The defendant urges that the testimony leads to hut one possible conclusion, namely, that the Brewer Ice Company was conducting a business of transporting the defendant’s employes; that the defendant did not employ that company or its driver, and did not exercise any authority over the driver; that the defendant’s only connection with the transaction was that, for the convenience of the men and of the Brewer Ice Company, he had agreed to deduct from the men’s wages such sums as each owed to the Brewer Ice Company for transporting the men; and that under all the testimony the defendant was not responsible for the acts of the driver of the truck. In Peach v. Bruno, 224 Mass. 447, 113 N. E. 279, upon which ease defendant relies, the Massachusetts court held that, where the defendant hires from another person a horse and wagon and driver to carry merchandise from place to place, as directed by the defendant’s servant who accompanies the driver for that purpose alone — and nothing more appears — as a matter of law the driver is the servant- of the owner of the horse and wagon and not of the defendant.

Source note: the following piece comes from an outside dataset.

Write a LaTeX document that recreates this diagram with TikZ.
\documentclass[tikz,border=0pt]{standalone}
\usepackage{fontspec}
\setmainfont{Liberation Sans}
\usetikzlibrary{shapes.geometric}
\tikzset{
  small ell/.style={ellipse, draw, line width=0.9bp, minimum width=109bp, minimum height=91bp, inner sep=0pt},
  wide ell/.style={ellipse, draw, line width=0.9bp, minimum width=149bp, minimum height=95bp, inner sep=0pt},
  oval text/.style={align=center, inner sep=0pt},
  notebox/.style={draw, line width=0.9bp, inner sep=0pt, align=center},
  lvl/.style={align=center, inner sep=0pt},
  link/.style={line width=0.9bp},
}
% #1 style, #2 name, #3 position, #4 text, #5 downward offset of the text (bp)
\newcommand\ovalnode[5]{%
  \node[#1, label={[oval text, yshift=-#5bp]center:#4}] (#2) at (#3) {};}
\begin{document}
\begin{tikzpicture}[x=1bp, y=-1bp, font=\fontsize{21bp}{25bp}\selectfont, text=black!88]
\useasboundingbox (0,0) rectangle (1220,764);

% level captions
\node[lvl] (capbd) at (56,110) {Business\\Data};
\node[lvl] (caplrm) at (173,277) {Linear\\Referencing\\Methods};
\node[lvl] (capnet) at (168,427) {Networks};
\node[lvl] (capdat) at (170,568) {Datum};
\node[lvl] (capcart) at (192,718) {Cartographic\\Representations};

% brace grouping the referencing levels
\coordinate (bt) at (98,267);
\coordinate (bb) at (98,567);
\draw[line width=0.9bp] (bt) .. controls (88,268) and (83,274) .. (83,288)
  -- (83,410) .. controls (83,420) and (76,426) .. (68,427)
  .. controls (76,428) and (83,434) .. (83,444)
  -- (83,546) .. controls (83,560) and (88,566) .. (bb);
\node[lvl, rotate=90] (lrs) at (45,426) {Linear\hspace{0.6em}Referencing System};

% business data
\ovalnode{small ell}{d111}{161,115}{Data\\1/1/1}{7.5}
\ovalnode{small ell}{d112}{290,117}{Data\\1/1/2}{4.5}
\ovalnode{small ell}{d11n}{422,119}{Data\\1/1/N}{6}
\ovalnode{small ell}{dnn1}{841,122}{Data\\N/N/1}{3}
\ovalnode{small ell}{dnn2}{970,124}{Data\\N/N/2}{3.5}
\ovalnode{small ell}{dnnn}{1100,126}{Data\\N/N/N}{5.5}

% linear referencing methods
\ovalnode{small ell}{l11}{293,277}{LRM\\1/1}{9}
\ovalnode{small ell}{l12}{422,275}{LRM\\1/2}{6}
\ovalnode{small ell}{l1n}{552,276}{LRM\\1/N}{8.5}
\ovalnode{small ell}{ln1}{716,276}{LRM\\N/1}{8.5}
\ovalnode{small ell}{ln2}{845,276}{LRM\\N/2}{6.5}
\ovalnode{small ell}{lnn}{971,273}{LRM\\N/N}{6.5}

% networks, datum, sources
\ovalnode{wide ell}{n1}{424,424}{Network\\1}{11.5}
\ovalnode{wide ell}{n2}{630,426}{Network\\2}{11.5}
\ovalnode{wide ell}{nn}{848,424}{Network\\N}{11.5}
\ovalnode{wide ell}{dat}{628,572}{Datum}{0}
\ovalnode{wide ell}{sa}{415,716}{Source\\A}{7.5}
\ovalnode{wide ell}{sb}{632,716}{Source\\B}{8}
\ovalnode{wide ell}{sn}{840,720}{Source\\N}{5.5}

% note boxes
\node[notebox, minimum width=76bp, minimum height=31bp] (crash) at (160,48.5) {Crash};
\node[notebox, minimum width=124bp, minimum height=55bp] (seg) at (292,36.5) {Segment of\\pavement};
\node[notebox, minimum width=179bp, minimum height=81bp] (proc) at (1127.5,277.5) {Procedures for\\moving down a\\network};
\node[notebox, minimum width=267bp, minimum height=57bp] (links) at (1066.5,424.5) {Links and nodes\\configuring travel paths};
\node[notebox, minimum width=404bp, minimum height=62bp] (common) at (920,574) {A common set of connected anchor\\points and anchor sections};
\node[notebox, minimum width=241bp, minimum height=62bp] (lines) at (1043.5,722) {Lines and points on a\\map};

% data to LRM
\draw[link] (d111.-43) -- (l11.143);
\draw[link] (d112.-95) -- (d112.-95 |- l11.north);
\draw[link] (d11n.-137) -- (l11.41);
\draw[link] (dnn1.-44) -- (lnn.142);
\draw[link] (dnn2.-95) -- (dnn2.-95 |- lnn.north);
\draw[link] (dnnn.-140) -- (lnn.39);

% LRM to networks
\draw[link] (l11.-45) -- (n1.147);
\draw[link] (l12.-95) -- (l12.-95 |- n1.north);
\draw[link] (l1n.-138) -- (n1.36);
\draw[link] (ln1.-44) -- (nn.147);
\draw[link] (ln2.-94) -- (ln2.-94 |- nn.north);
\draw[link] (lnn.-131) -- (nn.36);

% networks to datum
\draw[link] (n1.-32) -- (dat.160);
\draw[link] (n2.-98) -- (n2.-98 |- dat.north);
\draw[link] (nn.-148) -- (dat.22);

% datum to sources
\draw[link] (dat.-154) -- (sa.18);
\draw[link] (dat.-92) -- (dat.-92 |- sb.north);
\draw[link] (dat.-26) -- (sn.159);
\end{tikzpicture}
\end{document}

In the ease before us we cannot say from the testimony that “nothing more appears” than facts as stated in Peach v. Bruno. We think from the evidence, and from the inferences to be drawn therefrom, that the jury were entitled to say what the contract of the parties was, and what conclusions should be drawn concerning the relations of the plaintiff and the Brewer Ice Company. Quinby v. Estey, 221 Mass. 56, 108 N. E. 908; Cain v. Hugh Nawn Contracting Co., 202 Mass. 237, 239, 88 N. E. 842.

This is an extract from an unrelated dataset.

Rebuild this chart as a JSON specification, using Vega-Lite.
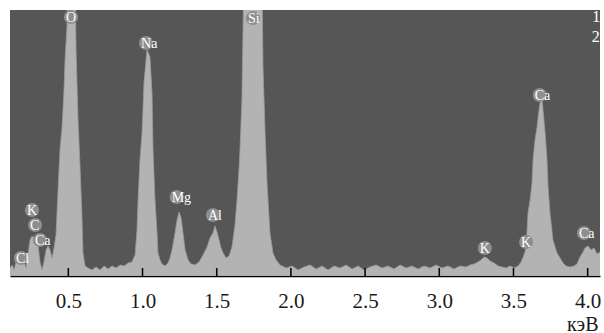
{
  "$schema": "https://vega.github.io/schema/vega-lite/v6.json",
  "width": 590,
  "height": 266,
  "autosize": "none",
  "padding": {"left": 10, "top": 10, "right": 4, "bottom": 57},
  "background": "white",
  "config": {
    "view": {"fill": "#565656", "stroke": null},
    "axis": {"grid": false}
  },
  "datasets": {
    "spectrum": [
      {"keV": 0.107, "counts": 8}, {"keV": 0.121, "counts": 11}, {"keV": 0.134, "counts": 6}, {"keV": 0.148, "counts": 14},
      {"keV": 0.161, "counts": 18}, {"keV": 0.175, "counts": 21}, {"keV": 0.188, "counts": 18}, {"keV": 0.202, "counts": 14},
      {"keV": 0.215, "counts": 8}, {"keV": 0.228, "counts": 21}, {"keV": 0.242, "counts": 36}, {"keV": 0.255, "counts": 40},
      {"keV": 0.269, "counts": 38}, {"keV": 0.282, "counts": 40}, {"keV": 0.296, "counts": 31}, {"keV": 0.309, "counts": 14},
      {"keV": 0.323, "counts": 6}, {"keV": 0.336, "counts": 14}, {"keV": 0.350, "counts": 26}, {"keV": 0.363, "counts": 30},
      {"keV": 0.377, "counts": 26}, {"keV": 0.390, "counts": 18}, {"keV": 0.404, "counts": 28}, {"keV": 0.417, "counts": 41},
      {"keV": 0.431, "counts": 86}, {"keV": 0.444, "counts": 126}, {"keV": 0.458, "counts": 149}, {"keV": 0.471, "counts": 186},
      {"keV": 0.478, "counts": 216}, {"keV": 0.491, "counts": 249}, {"keV": 0.498, "counts": 300}, {"keV": 0.545, "counts": 300},
      {"keV": 0.552, "counts": 226}, {"keV": 0.565, "counts": 159}, {"keV": 0.579, "counts": 109}, {"keV": 0.592, "counts": 59},
      {"keV": 0.599, "counts": 23}, {"keV": 0.613, "counts": 10}, {"keV": 0.633, "counts": 8}, {"keV": 0.660, "counts": 6},
      {"keV": 0.687, "counts": 9}, {"keV": 0.714, "counts": 6}, {"keV": 0.741, "counts": 10}, {"keV": 0.768, "counts": 7},
      {"keV": 0.795, "counts": 10}, {"keV": 0.822, "counts": 8}, {"keV": 0.849, "counts": 11}, {"keV": 0.876, "counts": 10},
      {"keV": 0.903, "counts": 13}, {"keV": 0.929, "counts": 14}, {"keV": 0.950, "counts": 21}, {"keV": 0.963, "counts": 46},
      {"keV": 0.970, "counts": 76}, {"keV": 0.983, "counts": 116}, {"keV": 0.997, "counts": 143}, {"keV": 1.010, "counts": 193},
      {"keV": 1.024, "counts": 216}, {"keV": 1.030, "counts": 226}, {"keV": 1.037, "counts": 224}, {"keV": 1.050, "counts": 219},
      {"keV": 1.057, "counts": 201}, {"keV": 1.064, "counts": 183}, {"keV": 1.071, "counts": 126}, {"keV": 1.084, "counts": 76},
      {"keV": 1.098, "counts": 43}, {"keV": 1.104, "counts": 23}, {"keV": 1.118, "counts": 16}, {"keV": 1.131, "counts": 12},
      {"keV": 1.152, "counts": 10}, {"keV": 1.172, "counts": 13}, {"keV": 1.185, "counts": 18}, {"keV": 1.199, "counts": 26},
      {"keV": 1.219, "counts": 43}, {"keV": 1.233, "counts": 56}, {"keV": 1.246, "counts": 64}, {"keV": 1.260, "counts": 58},
      {"keV": 1.273, "counts": 43}, {"keV": 1.287, "counts": 26}, {"keV": 1.307, "counts": 16}, {"keV": 1.327, "counts": 12},
      {"keV": 1.354, "counts": 11}, {"keV": 1.381, "counts": 14}, {"keV": 1.408, "counts": 21}, {"keV": 1.435, "counts": 29},
      {"keV": 1.455, "counts": 38}, {"keV": 1.475, "counts": 43}, {"keV": 1.489, "counts": 50}, {"keV": 1.502, "counts": 44},
      {"keV": 1.516, "counts": 36}, {"keV": 1.529, "counts": 28}, {"keV": 1.543, "counts": 23}, {"keV": 1.563, "counts": 18},
      {"keV": 1.583, "counts": 20}, {"keV": 1.603, "counts": 29}, {"keV": 1.623, "counts": 51}, {"keV": 1.637, "counts": 76},
      {"keV": 1.650, "counts": 106}, {"keV": 1.657, "counts": 126}, {"keV": 1.670, "counts": 176}, {"keV": 1.677, "counts": 243},
      {"keV": 1.684, "counts": 300}, {"keV": 1.805, "counts": 300}, {"keV": 1.812, "counts": 209}, {"keV": 1.826, "counts": 143},
      {"keV": 1.839, "counts": 93}, {"keV": 1.859, "counts": 43}, {"keV": 1.879, "counts": 23}, {"keV": 1.900, "counts": 16},
      {"keV": 1.927, "counts": 11}, {"keV": 1.968, "counts": 8}, {"keV": 2.008, "counts": 10}, {"keV": 2.048, "counts": 6},
      {"keV": 2.089, "counts": 9}, {"keV": 2.129, "counts": 11}, {"keV": 2.170, "counts": 7}, {"keV": 2.210, "counts": 10},
      {"keV": 2.250, "counts": 6}, {"keV": 2.291, "counts": 10}, {"keV": 2.331, "counts": 8}, {"keV": 2.372, "counts": 11},
      {"keV": 2.412, "counts": 7}, {"keV": 2.453, "counts": 10}, {"keV": 2.493, "counts": 6}, {"keV": 2.533, "counts": 9},
      {"keV": 2.574, "counts": 11}, {"keV": 2.614, "counts": 8}, {"keV": 2.655, "counts": 10}, {"keV": 2.695, "counts": 7},
      {"keV": 2.736, "counts": 11}, {"keV": 2.776, "counts": 8}, {"keV": 2.816, "counts": 10}, {"keV": 2.857, "counts": 7},
      {"keV": 2.897, "counts": 10}, {"keV": 2.938, "counts": 8}, {"keV": 2.978, "counts": 11}, {"keV": 3.018, "counts": 8},
      {"keV": 3.059, "counts": 10}, {"keV": 3.099, "counts": 7}, {"keV": 3.140, "counts": 10}, {"keV": 3.180, "counts": 9},
      {"keV": 3.207, "counts": 11}, {"keV": 3.234, "counts": 12}, {"keV": 3.261, "counts": 14}, {"keV": 3.281, "counts": 16},
      {"keV": 3.302, "counts": 19}, {"keV": 3.322, "counts": 18}, {"keV": 3.342, "counts": 15}, {"keV": 3.369, "counts": 13},
      {"keV": 3.396, "counts": 10}, {"keV": 3.423, "counts": 9}, {"keV": 3.450, "counts": 8}, {"keV": 3.477, "counts": 10},
      {"keV": 3.504, "counts": 8}, {"keV": 3.531, "counts": 10}, {"keV": 3.551, "counts": 14}, {"keV": 3.571, "counts": 21},
      {"keV": 3.585, "counts": 28}, {"keV": 3.598, "counts": 63}, {"keV": 3.612, "counts": 76}, {"keV": 3.625, "counts": 93},
      {"keV": 3.632, "counts": 116}, {"keV": 3.645, "counts": 136}, {"keV": 3.659, "counts": 149}, {"keV": 3.666, "counts": 159},
      {"keV": 3.679, "counts": 173}, {"keV": 3.693, "counts": 176}, {"keV": 3.699, "counts": 166}, {"keV": 3.713, "counts": 143},
      {"keV": 3.726, "counts": 116}, {"keV": 3.733, "counts": 89}, {"keV": 3.746, "counts": 63}, {"keV": 3.766, "counts": 36},
      {"keV": 3.793, "counts": 23}, {"keV": 3.814, "counts": 18}, {"keV": 3.834, "counts": 13}, {"keV": 3.854, "counts": 10},
      {"keV": 3.881, "counts": 9}, {"keV": 3.908, "counts": 10}, {"keV": 3.928, "counts": 12}, {"keV": 3.948, "counts": 19},
      {"keV": 3.969, "counts": 24}, {"keV": 3.982, "counts": 28}, {"keV": 4.002, "counts": 30}, {"keV": 4.023, "counts": 26},
      {"keV": 4.043, "counts": 28}, {"keV": 4.063, "counts": 22}, {"keV": 4.083, "counts": 24}
    ],
    "peaks": [
      {"keV": 0.518, "counts": 259, "element": "O"},
      {"keV": 1.024, "counts": 233, "element": "Na"},
      {"keV": 1.744, "counts": 258, "element": "Si"},
      {"keV": 1.230, "counts": 79, "element": "Mg"},
      {"keV": 1.475, "counts": 61, "element": "Al"},
      {"keV": 0.255, "counts": 66, "element": "K"},
      {"keV": 0.276, "counts": 51, "element": "C"},
      {"keV": 0.309, "counts": 36, "element": "Ca"},
      {"keV": 0.181, "counts": 18, "element": "Cl"},
      {"keV": 3.307, "counts": 28, "element": "K"},
      {"keV": 3.585, "counts": 34, "element": "K"},
      {"keV": 3.677, "counts": 181, "element": "Ca"},
      {"keV": 3.975, "counts": 43, "element": "Ca"}
    ],
    "cornerlabels": [
      {"keV": 4.058, "counts": 259, "label": "1"},
      {"keV": 4.055, "counts": 239, "label": "2"}
    ],
    "tickpos": [
      {"keV": 0.5, "mid": 4}, {"keV": 1.0, "mid": 4}, {"keV": 1.5, "mid": 4}, {"keV": 2.0, "mid": 4},
      {"keV": 2.5, "mid": 4}, {"keV": 3.0, "mid": 4}, {"keV": 3.5, "mid": 4}, {"keV": 4.0, "mid": 4}
    ]
  },
  "encoding": {
    "x": {
      "field": "keV", "type": "quantitative",
      "scale": {"domain": [0.107, 4.083], "nice": false, "zero": false},
      "axis": {
        "values": [0.5, 1.0, 1.5, 2.0, 2.5, 3.0, 3.5, 4.0],
        "format": ".1f",
        "title": "кэВ",
        "titleFont": "Liberation Serif, Times New Roman, serif", "titleFontSize": 20, "titleFontWeight": "normal", "titleColor": "#1a1a1a",
        "titleAnchor": "end", "titleAlign": "right", "titleBaseline": "alphabetic",
        "titleX": 588, "titleY": 54,
        "labelFont": "Liberation Serif, Times New Roman, serif", "labelFontSize": 21, "labelColor": "#1a1a1a",
        "labelPadding": 14,
        "domainColor": "#000000", "domainWidth": 1.5,
        "ticks": false
      }
    },
    "y": {
      "field": "counts", "type": "quantitative",
      "scale": {"domain": [0, 266], "nice": false, "zero": true},
      "axis": null
    }
  },
  "layer": [
    {
      "data": {"name": "spectrum"},
      "mark": {"type": "area", "color": "#dcdcdc", "clip": true, "interpolate": "linear",
               "line": {"color": "#9a9a9a", "strokeWidth": 0.8}}
    },
    {
      "data": {"name": "tickpos"},
      "mark": {"type": "tick", "orient": "vertical", "size": 8, "thickness": 1.5, "color": "#000000", "opacity": 1},
      "encoding": {
        "y": {"field": "mid", "type": "quantitative"}
      }
    },
    {
      "data": {"name": "peaks"},
      "mark": {"type": "circle", "size": 200, "color": "#8e8e8e", "opacity": 1, "clip": true}
    },
    {
      "data": {"name": "peaks"},
      "mark": {"type": "text", "align": "left", "dx": -5, "baseline": "middle", "dy": 1,
               "font": "Liberation Serif, Times New Roman, serif", "fontSize": 14, "color": "#ffffff", "clip": true},
      "encoding": {"text": {"field": "element"}}
    },
    {
      "data": {"name": "cornerlabels"},
      "mark": {"type": "text", "align": "center", "baseline": "middle",
               "font": "Liberation Serif, Times New Roman, serif", "fontSize": 16, "color": "#ffffff"},
      "encoding": {"text": {"field": "label"}}
    }
  ]
}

Upon questions of negligence, a case should not be withdrawn from the jury, unless the conclusion follows as a matter of law that no recovery can be had upon any view which can properly he taken of the facts which the evidence tends to establish. Gardner v. Michigan Central Railroad, 150 U. S. 349, 14 S. Ct. 140, 37 L. Ed. 1107; Grand Trunk R. Co. v. Ives, 144 U. S. 408, 417, 12 S. Ct. 679, 36 L. Ed. 485; Texas & P. R. Co. v. Cox, 145 U. S. 593, 606, 12 S. Ct. 905, 36 L. Ed. 829; Marion County Commissioners v. Clark, 94 U. S. 278, 24 L. Ed. 59; Cabot v. Kingman, 166 Mass. 403, 406, 44 N. E. 344, 33 L. R. A. 45.
Upon a careful examination of all the evidence we are of the opinion that the case shows some affirmative testimony upon which the jury might have found that the defendant assumed a duty to the plaintiff of reasonably safe transportation for hire, and that an agent of the defendant was negligent in the performance of that duty. We think the ease should not have been withdrawn from the jury-
The judgment of the District Court is reversed, the verdict set aside, and the case is remanded to that court for further proceedings not inconsistent with this opinion; the appellant recovers costs of appeal.